Source data
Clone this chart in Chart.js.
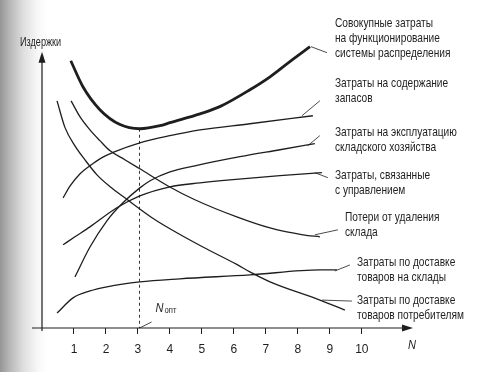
<!DOCTYPE html>
<html>
<head>
<meta charset="utf-8">
<script src="https://cdn.jsdelivr.net/npm/chart.js@4"></script>
<style>
  html, body { margin: 0; padding: 0; }
  body {
    width: 499px; height: 372px; overflow: hidden;
    background: linear-gradient(to right, #969696 0px, #b8b8b8 10px, #e0e0e0 24px, #f8f8f8 38px, #fff 48px);
  }
  canvas { display: block; }
</style>
</head>
<body>
<canvas id="costChart" width="499" height="372"></canvas>
<script>
// [N, cost] pairs (cost in relative units, 0..100 = axis height)
const totalCosts = [[0.9, 96.7], [1.28, 87.3], [1.81, 79.0], [2.44, 73.6], [3.06, 72.1], [3.69, 73.2],
  [4.0, 74.3], [4.94, 77.5], [5.56, 80.1], [6.5, 86.2], [7.13, 90.9], [7.75, 96.4], [8.38, 101.8]];
const inventoryCosts = [[0.66, 47.1], [0.88, 51.4], [1.19, 55.8], [1.5, 58.7], [1.81, 61.2], [2.28, 63.8],
  [3.06, 67.0], [4.0, 69.6], [4.94, 71.7], [6.5, 73.9], [8.47, 76.8]];
const warehouseCosts = [[1.03, 18.5], [1.5, 29.3], [2.03, 38.8], [2.53, 45.3], [3.06, 50.7], [3.38, 53.3],
  [4.0, 56.5], [4.78, 58.7], [6.19, 62.0], [7.44, 64.5], [8.53, 66.7]];
const managementCosts = [[0.66, 30.1], [1.03, 33.0], [1.5, 36.6], [2.34, 43.5], [3.06, 47.8], [4.0, 51.1],
  [4.94, 52.5], [5.88, 53.6], [7.44, 55.1], [8.75, 56.2]];
const distanceLosses = [[0.91, 82.2], [1.19, 76.4], [1.5, 71.7], [1.81, 67.8], [2.13, 64.1], [2.59, 60.9],
  [3.06, 57.6], [3.94, 51.4], [4.78, 46.4], [6.09, 40.2], [7.13, 36.2], [8.16, 33.7], [8.69, 33.0]];
const toWarehouseDelivery = [[0.47, 5.4], [0.97, 10.9], [1.5, 13.4], [2.03, 14.9], [3.06, 16.7], [4.31, 17.8],
  [6.5, 19.2], [8.69, 21.0], [9.22, 21.0]];
const toConsumerDelivery = [[0.47, 82.2], [0.72, 72.5], [1.03, 65.9], [1.34, 60.9], [1.72, 55.4], [2.13, 51.1],
  [2.59, 47.1], [3.44, 39.9], [4.0, 35.9], [5.03, 29.3], [6.09, 23.0], [6.5, 20.3], [7.13, 16.7], [8.69, 10.1], [9.47, 6.5]];

const xTicks = [1, 2, 3, 4, 5, 6, 7, 8, 9, 10];
const nOpt = 3.05;
const optCost = 72.1;

const INK = '#1e1e1e';
const FONT = '"Liberation Sans", Arial, sans-serif';

const pts = arr => arr.map(p => ({ x: p[0], y: p[1] }));
const curve = (data, width) => ({
  data: pts(data), borderColor: INK, borderWidth: width, pointRadius: 0,
  cubicInterpolationMode: 'monotone', fill: false
});

const series = [totalCosts, inventoryCosts, warehouseCosts, managementCosts,
  distanceLosses, toWarehouseDelivery, toConsumerDelivery];

// curve captions on the right, with small leader strokes
const notes = [
  { lines: ['Совокупные затраты', 'на функционирование', 'системы распределения'], x: 335, y: 23, s: 0, i: -1, lead: [1, 0, 17, 6] },
  { lines: ['Затраты на содержание', 'запасов'], x: 335, y: 83, s: 1, i: -1, lead: [-11, 0, 7, -15] },
  { lines: ['Затраты на эксплуатацию', 'складского хозяйства'], x: 335, y: 132, s: 2, i: -1, lead: [-7, 2, 5, -8] },
  { lines: ['Затраты, связанные', 'с управлением'], x: 335, y: 175, s: 3, i: -1, lead: [-7, 0, 6, 5] },
  { lines: ['Потери от удаления', 'склада'], x: 345, y: 217, s: 4, i: -1, lead: [-5, -2, 18, -7] },
  { lines: ['Затраты по доставке', 'товаров на склады'], x: 357, y: 262, s: 5, i: -1, lead: [-2, 1, 13, -5] },
  { lines: ['Затраты по доставке', 'товаров потребителям'], x: 357, y: 300, s: 6, i: 13, lead: [2, 0, 32, 1] }
];

// narrow-looking text: squeeze a regular face horizontally
function narrowText(ctx, s, x, y, sx) {
  ctx.save();
  ctx.translate(x, y);
  ctx.scale(sx, 1);
  ctx.fillText(s, 0, 0);
  ctx.restore();
}

const decor = {
  id: 'decor',
  afterDraw(chart) {
    const { ctx, chartArea: a, scales: { x, y } } = chart;
    const x0 = x.getPixelForValue(0), y0 = y.getPixelForValue(0);
    const yTop = y.getPixelForValue(100);
    ctx.save();
    ctx.strokeStyle = INK;
    ctx.fillStyle = INK;
    ctx.lineWidth = 1.2;

    // axes with arrows
    ctx.beginPath();
    ctx.moveTo(x0 - 10, y0); ctx.lineTo(a.right - 6, y0);
    ctx.moveTo(x0, y0 + 3); ctx.lineTo(x0, yTop + 6);
    ctx.stroke();
    ctx.beginPath();
    ctx.moveTo(a.right, y0); ctx.lineTo(a.right - 11, y0 - 3.5); ctx.lineTo(a.right - 11, y0 + 3.5);
    ctx.closePath(); ctx.fill();
    ctx.beginPath();
    ctx.moveTo(x0, yTop); ctx.lineTo(x0 - 3.5, yTop + 11); ctx.lineTo(x0 + 3.5, yTop + 11);
    ctx.closePath(); ctx.fill();

    ctx.textBaseline = 'middle';
    ctx.textAlign = 'left';
    ctx.font = '12px ' + FONT;
    narrowText(ctx, 'Издержки', 20, 43, 0.76);

    ctx.font = 'italic 13px ' + FONT;
    narrowText(ctx, 'N', 408, 345, 0.85);

    // N opt label
    const xo = x.getPixelForValue(nOpt);
    narrowText(ctx, 'N', xo + 16, 308, 0.85);
    ctx.font = '9px ' + FONT;
    narrowText(ctx, 'опт', xo + 25, 311, 0.85);
    ctx.lineWidth = 0.8;
    ctx.beginPath();
    ctx.moveTo(xo, y0); ctx.lineTo(xo + 12, y0 - 6);
    ctx.stroke();

    // captions + leaders
    ctx.font = '13px ' + FONT;
    notes.forEach(n => {
      const data = series[n.s];
      const p = data[n.i < 0 ? data.length - 1 : n.i];
      const px = x.getPixelForValue(p[0]), py = y.getPixelForValue(p[1]);
      ctx.beginPath();
      ctx.moveTo(px + n.lead[0], py + n.lead[1]);
      ctx.lineTo(px + n.lead[2], py + n.lead[3]);
      ctx.stroke();
      n.lines.forEach((t, k) => narrowText(ctx, t, n.x, n.y + k * 15, 0.78));
    });
    ctx.restore();
  }
};

new Chart(document.getElementById('costChart').getContext('2d'), {
  type: 'line',
  data: {
    datasets: [
      curve(totalCosts, 2.8),
      curve(inventoryCosts, 1.3),
      curve(warehouseCosts, 1.3),
      curve(managementCosts, 1.3),
      curve(distanceLosses, 1.3),
      curve(toWarehouseDelivery, 1.3),
      curve(toConsumerDelivery, 1.3),
      {
        data: [{ x: nOpt, y: optCost }, { x: nOpt, y: 0 }],
        borderColor: INK, borderWidth: 0.9, borderDash: [3, 3], pointRadius: 0, tension: 0
      }
    ]
  },
  options: {
    responsive: false,
    animation: false,
    layout: { padding: { left: 42, right: 86, top: 24, bottom: 0 } },
    plugins: { legend: { display: false }, tooltip: { enabled: false } },
    scales: {
      x: {
        type: 'linear',
        min: 0,
        max: 11.6,
        afterBuildTicks: s => { s.ticks = xTicks.map(v => ({ value: v })); },
        afterFit: s => { s.height = 44; },
        grid: { drawOnChartArea: false, drawTicks: true, tickLength: 6, color: INK, lineWidth: 1 },
        border: { display: false },
        ticks: { color: INK, font: { family: FONT, size: 12 }, padding: 8, maxRotation: 0 }
      },
      y: {
        display: false,
        min: 0,
        max: 110
      }
    }
  },
  plugins: [decor]
});
</script>
</body>
</html>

The exercise
Print the data above verbatim from the first line through the line holding "10.1], [9.47, 6.5]];", leaving every picture out.

Complete answer
Clone this chart in Chart.js.
<!DOCTYPE html>
<html>
<head>
<meta charset="utf-8">
<script src="https://cdn.jsdelivr.net/npm/chart.js@4"></script>
<style>
  html, body { margin: 0; padding: 0; }
  body {
    width: 499px; height: 372px; overflow: hidden;
    background: linear-gradient(to right, #969696 0px, #b8b8b8 10px, #e0e0e0 24px, #f8f8f8 38px, #fff 48px);
  }
  canvas { display: block; }
</style>
</head>
<body>
<canvas id="costChart" width="499" height="372"></canvas>
<script>
// [N, cost] pairs (cost in relative units, 0..100 = axis height)
const totalCosts = [[0.9, 96.7], [1.28, 87.3], [1.81, 79.0], [2.44, 73.6], [3.06, 72.1], [3.69, 73.2],
  [4.0, 74.3], [4.94, 77.5], [5.56, 80.1], [6.5, 86.2], [7.13, 90.9], [7.75, 96.4], [8.38, 101.8]];
const inventoryCosts = [[0.66, 47.1], [0.88, 51.4], [1.19, 55.8], [1.5, 58.7], [1.81, 61.2], [2.28, 63.8],
  [3.06, 67.0], [4.0, 69.6], [4.94, 71.7], [6.5, 73.9], [8.47, 76.8]];
const warehouseCosts = [[1.03, 18.5], [1.5, 29.3], [2.03, 38.8], [2.53, 45.3], [3.06, 50.7], [3.38, 53.3],
  [4.0, 56.5], [4.78, 58.7], [6.19, 62.0], [7.44, 64.5], [8.53, 66.7]];
const managementCosts = [[0.66, 30.1], [1.03, 33.0], [1.5, 36.6], [2.34, 43.5], [3.06, 47.8], [4.0, 51.1],
  [4.94, 52.5], [5.88, 53.6], [7.44, 55.1], [8.75, 56.2]];
const distanceLosses = [[0.91, 82.2], [1.19, 76.4], [1.5, 71.7], [1.81, 67.8], [2.13, 64.1], [2.59, 60.9],
  [3.06, 57.6], [3.94, 51.4], [4.78, 46.4], [6.09, 40.2], [7.13, 36.2], [8.16, 33.7], [8.69, 33.0]];
const toWarehouseDelivery = [[0.47, 5.4], [0.97, 10.9], [1.5, 13.4], [2.03, 14.9], [3.06, 16.7], [4.31, 17.8],
  [6.5, 19.2], [8.69, 21.0], [9.22, 21.0]];
const toConsumerDelivery = [[0.47, 82.2], [0.72, 72.5], [1.03, 65.9], [1.34, 60.9], [1.72, 55.4], [2.13, 51.1],
  [2.59, 47.1], [3.44, 39.9], [4.0, 35.9], [5.03, 29.3], [6.09, 23.0], [6.5, 20.3], [7.13, 16.7], [8.69, 10.1], [9.47, 6.5]];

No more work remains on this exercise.